Bill Mauro announces a study to improve highway safety Tuesday.
THUNDER BAY -- While it’s going to take time, the province is confident that a plan to make the Thunder Bay Expressway safer will move forward.
On Tuesday the province announced a preliminary design study and environmental assessment for the 13 kilometre stretch of highway. That plan will include what to do about the highway’s six sets of traffic lights from Arthur Street to Balsam Street, the bane of Thunder Bay drivers since the bypass was built.
“Once that work is completed we’ll be in a position to move forward with the actual work,” MPP Bill Mauro (Lib., Thunder Bay-Atikokan) said.
The study could take up to two years and start as early as June. There was a similar study done 20 years ago, but Mauro said the government of the day never followed through.

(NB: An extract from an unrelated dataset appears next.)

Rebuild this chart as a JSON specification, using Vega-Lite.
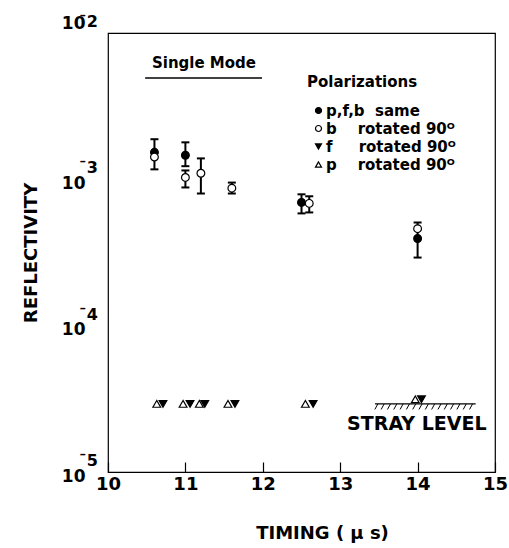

“Sufficed to say they decided that they were not moving forward with any of the work that we’re talking about doing,” he said. “Unfortunately a lot of that preliminary design work is dated it wouldn’t be able to just be pulled off the shelf and be used to bring these projects forward.”
Because the study is going to be a bidding competition for consultants, Mauro didn’t know what the cost of the study would be.
Ministry of Transportation engineering manager Iain Galloway said the study will examine the possibilities for removing the traffic lights from the intersections.
“You will see some type of structure whether it’s a flyover or an interchange, cloverleaf or a diamond, those types of things,” he said.
It will also look at dividing the highway. That means determining property along the road.
MPP Michael Gravelle (Lib., Thunder Bay-Superior North) said he and Mauro are excited that the plan could bring big changes to the highway. It’s important that safety be improved as a number of tragic collisions have happened over the years that could have been avoided.
“This preliminary design that will be done and the environmental assessment will give us a lot of answers,” he said.
There were several collisions on that stretch of highway over the past several days. Mauro said he’s not sure whether the study could look at interim safety measures but the MTO could have some options.
“Perhaps a simple solution would be some sort of a concrete median that might be created, I think they’ve considered that in the past and there may be reasons why they have not gone forward with it,” he said.
Galloway said once the preliminary study is done, designs typically take up to three years to complete.